Figure scripts
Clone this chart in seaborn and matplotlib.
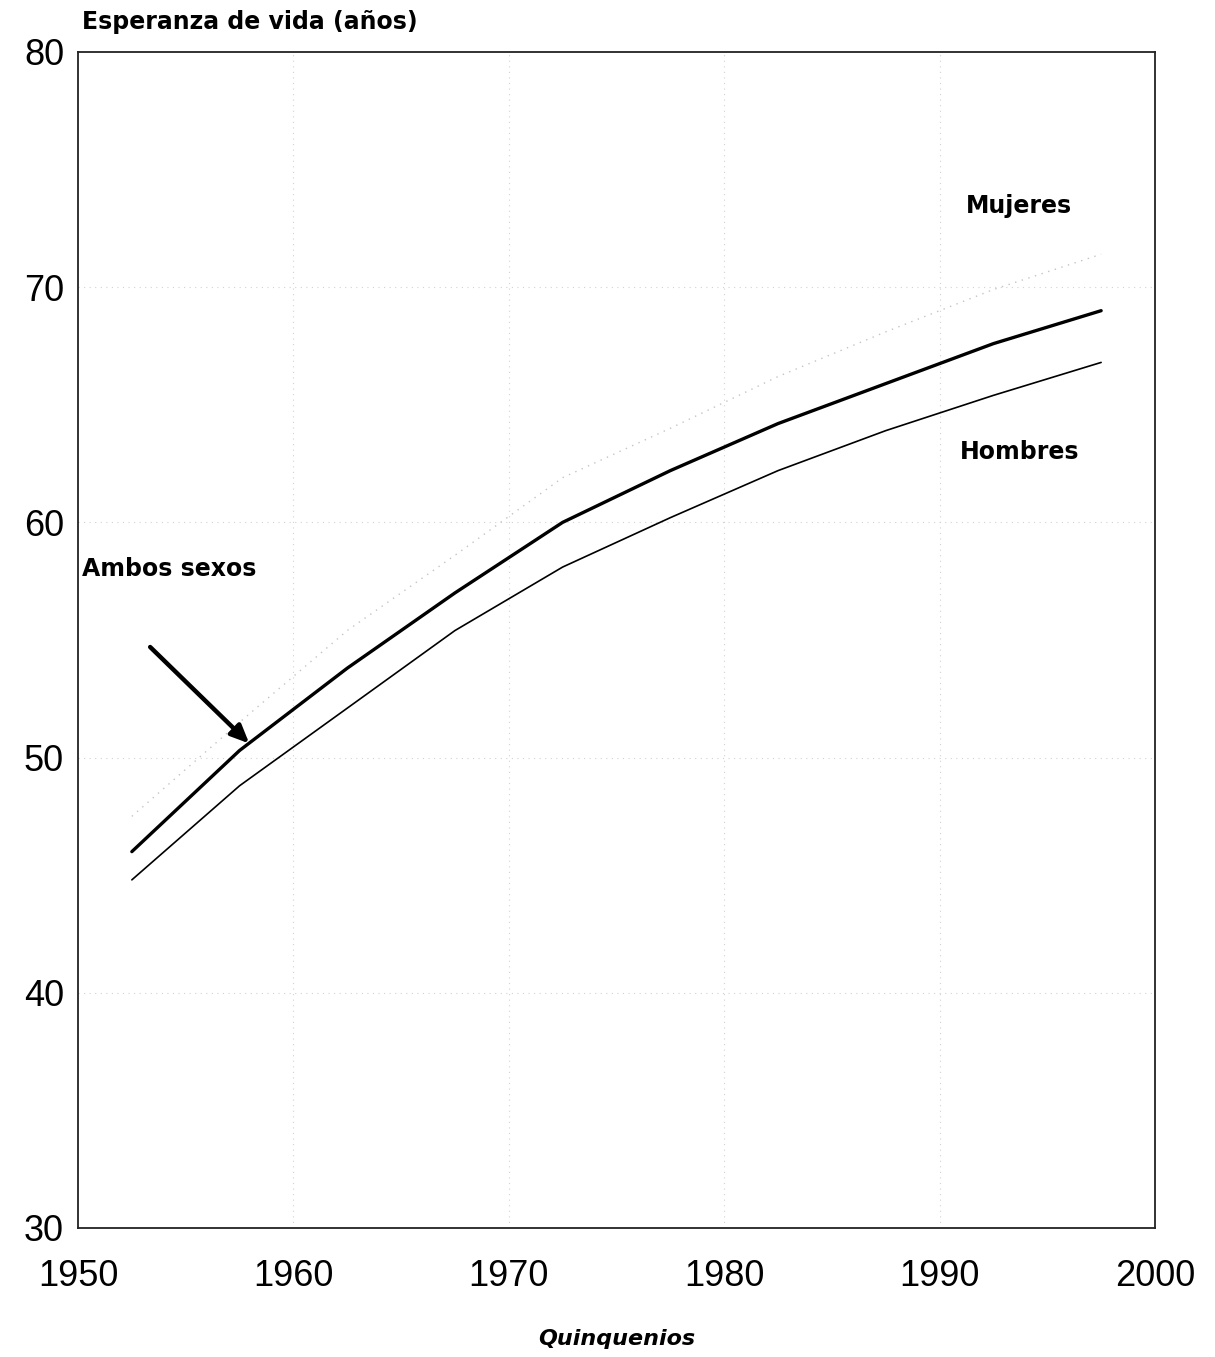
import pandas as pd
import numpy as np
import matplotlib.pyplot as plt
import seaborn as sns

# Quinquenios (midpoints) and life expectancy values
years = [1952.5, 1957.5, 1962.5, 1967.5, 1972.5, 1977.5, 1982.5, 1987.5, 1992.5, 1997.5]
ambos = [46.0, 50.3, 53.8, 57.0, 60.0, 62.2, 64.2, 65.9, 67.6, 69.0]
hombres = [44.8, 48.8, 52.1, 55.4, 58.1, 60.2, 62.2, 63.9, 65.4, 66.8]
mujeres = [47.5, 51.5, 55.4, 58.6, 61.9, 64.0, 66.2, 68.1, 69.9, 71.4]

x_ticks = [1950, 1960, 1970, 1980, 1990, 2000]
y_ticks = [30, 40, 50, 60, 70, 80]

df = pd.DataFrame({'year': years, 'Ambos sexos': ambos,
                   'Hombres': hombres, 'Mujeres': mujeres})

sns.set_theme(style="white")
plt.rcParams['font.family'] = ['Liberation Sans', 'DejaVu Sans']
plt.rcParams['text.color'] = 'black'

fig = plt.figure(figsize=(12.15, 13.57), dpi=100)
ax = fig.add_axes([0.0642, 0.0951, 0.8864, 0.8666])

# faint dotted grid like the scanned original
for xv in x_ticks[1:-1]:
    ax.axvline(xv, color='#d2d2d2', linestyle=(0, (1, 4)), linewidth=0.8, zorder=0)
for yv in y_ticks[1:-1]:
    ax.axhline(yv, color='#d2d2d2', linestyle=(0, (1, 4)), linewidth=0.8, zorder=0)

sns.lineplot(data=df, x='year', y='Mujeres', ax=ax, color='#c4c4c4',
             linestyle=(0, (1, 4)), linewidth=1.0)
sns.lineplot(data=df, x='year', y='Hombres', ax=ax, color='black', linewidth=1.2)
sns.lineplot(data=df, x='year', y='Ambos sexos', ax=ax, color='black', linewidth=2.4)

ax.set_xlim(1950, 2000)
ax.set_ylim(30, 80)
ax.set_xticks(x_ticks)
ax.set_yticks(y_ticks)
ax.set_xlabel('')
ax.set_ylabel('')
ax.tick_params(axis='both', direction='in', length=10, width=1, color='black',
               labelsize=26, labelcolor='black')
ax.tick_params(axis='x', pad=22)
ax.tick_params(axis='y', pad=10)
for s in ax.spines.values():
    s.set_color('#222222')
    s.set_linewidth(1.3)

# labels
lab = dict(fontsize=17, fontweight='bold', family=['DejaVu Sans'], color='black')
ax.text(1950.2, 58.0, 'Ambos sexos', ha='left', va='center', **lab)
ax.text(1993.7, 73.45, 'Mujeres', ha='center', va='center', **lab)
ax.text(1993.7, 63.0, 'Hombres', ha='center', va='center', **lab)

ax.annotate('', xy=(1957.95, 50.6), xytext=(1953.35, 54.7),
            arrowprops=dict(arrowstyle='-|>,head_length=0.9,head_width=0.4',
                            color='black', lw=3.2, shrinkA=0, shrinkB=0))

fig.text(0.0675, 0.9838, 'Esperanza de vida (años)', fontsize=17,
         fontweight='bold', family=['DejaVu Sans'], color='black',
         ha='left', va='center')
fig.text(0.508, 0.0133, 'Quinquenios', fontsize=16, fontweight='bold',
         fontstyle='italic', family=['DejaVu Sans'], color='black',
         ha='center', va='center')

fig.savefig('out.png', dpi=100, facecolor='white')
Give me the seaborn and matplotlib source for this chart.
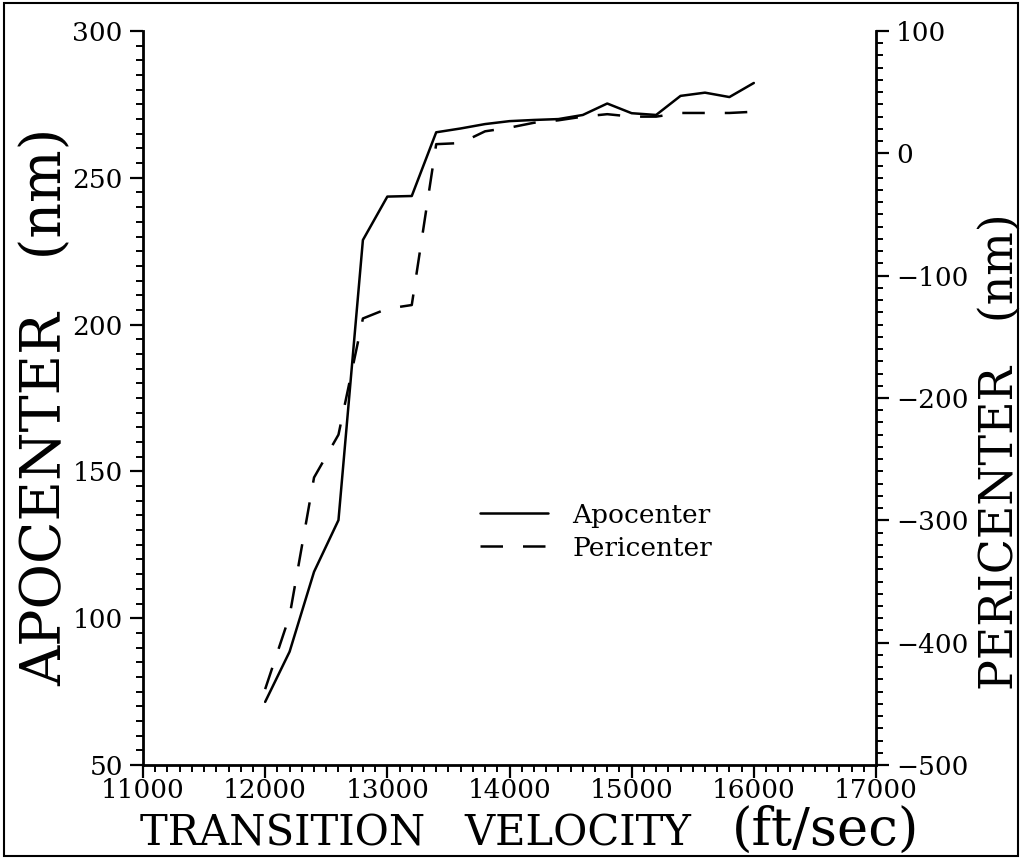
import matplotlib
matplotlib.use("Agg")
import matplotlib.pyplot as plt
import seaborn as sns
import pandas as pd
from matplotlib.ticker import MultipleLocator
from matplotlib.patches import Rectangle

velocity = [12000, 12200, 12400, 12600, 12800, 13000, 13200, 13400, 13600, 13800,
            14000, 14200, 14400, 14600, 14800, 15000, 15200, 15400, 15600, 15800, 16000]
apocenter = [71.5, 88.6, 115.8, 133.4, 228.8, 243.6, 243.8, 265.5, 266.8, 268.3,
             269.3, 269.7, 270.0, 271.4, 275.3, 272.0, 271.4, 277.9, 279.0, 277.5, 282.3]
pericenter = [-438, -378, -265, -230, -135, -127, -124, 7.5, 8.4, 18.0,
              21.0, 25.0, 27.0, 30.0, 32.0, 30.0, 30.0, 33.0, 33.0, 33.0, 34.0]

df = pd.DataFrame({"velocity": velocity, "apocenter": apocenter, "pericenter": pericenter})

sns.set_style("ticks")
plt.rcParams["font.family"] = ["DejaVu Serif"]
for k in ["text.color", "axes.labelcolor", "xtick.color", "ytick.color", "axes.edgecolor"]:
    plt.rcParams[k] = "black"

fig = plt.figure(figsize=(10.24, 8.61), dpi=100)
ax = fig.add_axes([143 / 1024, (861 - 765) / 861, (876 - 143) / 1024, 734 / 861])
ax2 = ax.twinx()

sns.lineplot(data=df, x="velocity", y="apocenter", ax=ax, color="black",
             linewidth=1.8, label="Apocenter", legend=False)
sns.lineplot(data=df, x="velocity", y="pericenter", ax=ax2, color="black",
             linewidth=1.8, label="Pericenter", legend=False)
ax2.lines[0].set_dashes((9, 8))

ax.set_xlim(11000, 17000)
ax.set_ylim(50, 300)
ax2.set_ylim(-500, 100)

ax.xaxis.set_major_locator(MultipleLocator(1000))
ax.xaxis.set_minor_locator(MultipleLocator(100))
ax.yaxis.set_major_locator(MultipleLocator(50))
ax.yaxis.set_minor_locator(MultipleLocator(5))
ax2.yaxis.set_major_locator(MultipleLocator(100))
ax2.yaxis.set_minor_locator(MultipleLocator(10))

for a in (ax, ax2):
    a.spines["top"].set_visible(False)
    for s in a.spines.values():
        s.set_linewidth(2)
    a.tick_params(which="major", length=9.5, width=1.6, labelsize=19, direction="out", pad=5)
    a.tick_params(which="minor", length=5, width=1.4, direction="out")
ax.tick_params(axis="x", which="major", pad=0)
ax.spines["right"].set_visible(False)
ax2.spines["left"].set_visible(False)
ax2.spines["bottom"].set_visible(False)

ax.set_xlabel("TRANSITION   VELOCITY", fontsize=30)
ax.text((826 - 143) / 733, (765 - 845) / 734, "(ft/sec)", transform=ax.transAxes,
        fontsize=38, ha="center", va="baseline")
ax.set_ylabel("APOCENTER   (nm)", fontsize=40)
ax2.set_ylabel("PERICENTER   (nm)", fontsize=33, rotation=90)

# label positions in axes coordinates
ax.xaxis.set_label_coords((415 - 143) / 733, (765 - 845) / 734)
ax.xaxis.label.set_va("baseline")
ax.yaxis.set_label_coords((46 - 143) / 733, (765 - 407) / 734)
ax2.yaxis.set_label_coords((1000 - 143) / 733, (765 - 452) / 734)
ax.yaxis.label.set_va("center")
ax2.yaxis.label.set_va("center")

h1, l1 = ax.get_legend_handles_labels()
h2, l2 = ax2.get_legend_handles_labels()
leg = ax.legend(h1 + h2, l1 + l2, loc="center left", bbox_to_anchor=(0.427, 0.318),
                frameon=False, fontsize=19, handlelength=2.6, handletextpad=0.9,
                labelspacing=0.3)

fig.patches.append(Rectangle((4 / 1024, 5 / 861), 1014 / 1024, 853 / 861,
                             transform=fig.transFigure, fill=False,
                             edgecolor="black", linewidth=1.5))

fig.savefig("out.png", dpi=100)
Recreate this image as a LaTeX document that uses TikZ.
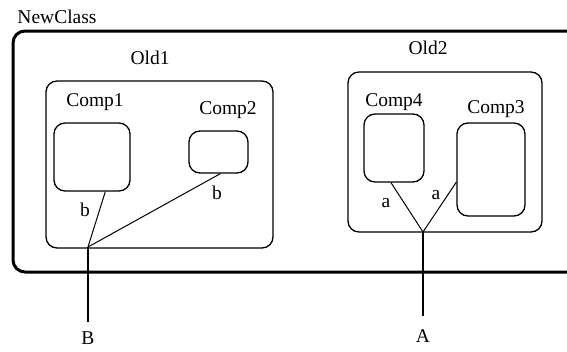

EXERCISE: Quote every record above exactly, leaving out any pictures.

RESPONSE BELOW:
Clone this chart in seaborn and matplotlib.
import pandas as pd
import numpy as np
import matplotlib.pyplot as plt
import seaborn as sns

# Quinquenios (midpoints) and life expectancy values
years = [1952.5, 1957.5, 1962.5, 1967.5, 1972.5, 1977.5, 1982.5, 1987.5, 1992.5, 1997.5]
ambos = [46.0, 50.3, 53.8, 57.0, 60.0, 62.2, 64.2, 65.9, 67.6, 69.0]
hombres = [44.8, 48.8, 52.1, 55.4, 58.1, 60.2, 62.2, 63.9, 65.4, 66.8]
mujeres = [47.5, 51.5, 55.4, 58.6, 61.9, 64.0, 66.2, 68.1, 69.9, 71.4]

x_ticks = [1950, 1960, 1970, 1980, 1990, 2000]
y_ticks = [30, 40, 50, 60, 70, 80]

df = pd.DataFrame({'year': years, 'Ambos sexos': ambos,
                   'Hombres': hombres, 'Mujeres': mujeres})

sns.set_theme(style="white")
plt.rcParams['font.family'] = ['Liberation Sans', 'DejaVu Sans']
plt.rcParams['text.color'] = 'black'

fig = plt.figure(figsize=(12.15, 13.57), dpi=100)
ax = fig.add_axes([0.0642, 0.0951, 0.8864, 0.8666])

# faint dotted grid like the scanned original
for xv in x_ticks[1:-1]:
    ax.axvline(xv, color='#d2d2d2', linestyle=(0, (1, 4)), linewidth=0.8, zorder=0)
for yv in y_ticks[1:-1]:
    ax.axhline(yv, color='#d2d2d2', linestyle=(0, (1, 4)), linewidth=0.8, zorder=0)

sns.lineplot(data=df, x='year', y='Mujeres', ax=ax, color='#c4c4c4',
             linestyle=(0, (1, 4)), linewidth=1.0)
sns.lineplot(data=df, x='year', y='Hombres', ax=ax, color='black', linewidth=1.2)
sns.lineplot(data=df, x='year', y='Ambos sexos', ax=ax, color='black', linewidth=2.4)

ax.set_xlim(1950, 2000)
ax.set_ylim(30, 80)
ax.set_xticks(x_ticks)
ax.set_yticks(y_ticks)
ax.set_xlabel('')
ax.set_ylabel('')
ax.tick_params(axis='both', direction='in', length=10, width=1, color='black',
               labelsize=26, labelcolor='black')
ax.tick_params(axis='x', pad=22)
ax.tick_params(axis='y', pad=10)
for s in ax.spines.values():
    s.set_color('#222222')
    s.set_linewidth(1.3)

# labels
lab = dict(fontsize=17, fontweight='bold', family=['DejaVu Sans'], color='black')
ax.text(1950.2, 58.0, 'Ambos sexos', ha='left', va='center', **lab)
ax.text(1993.7, 73.45, 'Mujeres', ha='center', va='center', **lab)
ax.text(1993.7, 63.0, 'Hombres', ha='center', va='center', **lab)

ax.annotate('', xy=(1957.95, 50.6), xytext=(1953.35, 54.7),
            arrowprops=dict(arrowstyle='-|>,head_length=0.9,head_width=0.4',
                            color='black', lw=3.2, shrinkA=0, shrinkB=0))

fig.text(0.0675, 0.9838, 'Esperanza de vida (años)', fontsize=17,
         fontweight='bold', family=['DejaVu Sans'], color='black',
         ha='left', va='center')
fig.text(0.508, 0.0133, 'Quinquenios', fontsize=16, fontweight='bold',
         fontstyle='italic', family=['DejaVu Sans'], color='black',
         ha='center', va='center')

fig.savefig('out.png', dpi=100, facecolor='white')
Give me the seaborn and matplotlib source for this chart.
import matplotlib
matplotlib.use("Agg")
import matplotlib.pyplot as plt
import seaborn as sns
import pandas as pd
from matplotlib.ticker import MultipleLocator
from matplotlib.patches import Rectangle

velocity = [12000, 12200, 12400, 12600, 12800, 13000, 13200, 13400, 13600, 13800,
            14000, 14200, 14400, 14600, 14800, 15000, 15200, 15400, 15600, 15800, 16000]
apocenter = [71.5, 88.6, 115.8, 133.4, 228.8, 243.6, 243.8, 265.5, 266.8, 268.3,
             269.3, 269.7, 270.0, 271.4, 275.3, 272.0, 271.4, 277.9, 279.0, 277.5, 282.3]
pericenter = [-438, -378, -265, -230, -135, -127, -124, 7.5, 8.4, 18.0,
              21.0, 25.0, 27.0, 30.0, 32.0, 30.0, 30.0, 33.0, 33.0, 33.0, 34.0]

df = pd.DataFrame({"velocity": velocity, "apocenter": apocenter, "pericenter": pericenter})

sns.set_style("ticks")
plt.rcParams["font.family"] = ["DejaVu Serif"]
for k in ["text.color", "axes.labelcolor", "xtick.color", "ytick.color", "axes.edgecolor"]:
    plt.rcParams[k] = "black"

fig = plt.figure(figsize=(10.24, 8.61), dpi=100)
ax = fig.add_axes([143 / 1024, (861 - 765) / 861, (876 - 143) / 1024, 734 / 861])
ax2 = ax.twinx()

sns.lineplot(data=df, x="velocity", y="apocenter", ax=ax, color="black",
             linewidth=1.8, label="Apocenter", legend=False)
sns.lineplot(data=df, x="velocity", y="pericenter", ax=ax2, color="black",
             linewidth=1.8, label="Pericenter", legend=False)
ax2.lines[0].set_dashes((9, 8))

ax.set_xlim(11000, 17000)
ax.set_ylim(50, 300)
ax2.set_ylim(-500, 100)

ax.xaxis.set_major_locator(MultipleLocator(1000))
ax.xaxis.set_minor_locator(MultipleLocator(100))
ax.yaxis.set_major_locator(MultipleLocator(50))
ax.yaxis.set_minor_locator(MultipleLocator(5))
ax2.yaxis.set_major_locator(MultipleLocator(100))
ax2.yaxis.set_minor_locator(MultipleLocator(10))

for a in (ax, ax2):
    a.spines["top"].set_visible(False)
    for s in a.spines.values():
        s.set_linewidth(2)
    a.tick_params(which="major", length=9.5, width=1.6, labelsize=19, direction="out", pad=5)
    a.tick_params(which="minor", length=5, width=1.4, direction="out")
ax.tick_params(axis="x", which="major", pad=0)
ax.spines["right"].set_visible(False)
ax2.spines["left"].set_visible(False)
ax2.spines["bottom"].set_visible(False)

ax.set_xlabel("TRANSITION   VELOCITY", fontsize=30)
ax.text((826 - 143) / 733, (765 - 845) / 734, "(ft/sec)", transform=ax.transAxes,
        fontsize=38, ha="center", va="baseline")
ax.set_ylabel("APOCENTER   (nm)", fontsize=40)
ax2.set_ylabel("PERICENTER   (nm)", fontsize=33, rotation=90)

# label positions in axes coordinates
ax.xaxis.set_label_coords((415 - 143) / 733, (765 - 845) / 734)
ax.xaxis.label.set_va("baseline")
ax.yaxis.set_label_coords((46 - 143) / 733, (765 - 407) / 734)
ax2.yaxis.set_label_coords((1000 - 143) / 733, (765 - 452) / 734)
ax.yaxis.label.set_va("center")
ax2.yaxis.label.set_va("center")

h1, l1 = ax.get_legend_handles_labels()
h2, l2 = ax2.get_legend_handles_labels()
leg = ax.legend(h1 + h2, l1 + l2, loc="center left", bbox_to_anchor=(0.427, 0.318),
                frameon=False, fontsize=19, handlelength=2.6, handletextpad=0.9,
                labelspacing=0.3)

fig.patches.append(Rectangle((4 / 1024, 5 / 861), 1014 / 1024, 853 / 861,
                             transform=fig.transFigure, fill=False,
                             edgecolor="black", linewidth=1.5))

fig.savefig("out.png", dpi=100)
Recreate this image as a LaTeX document that uses TikZ.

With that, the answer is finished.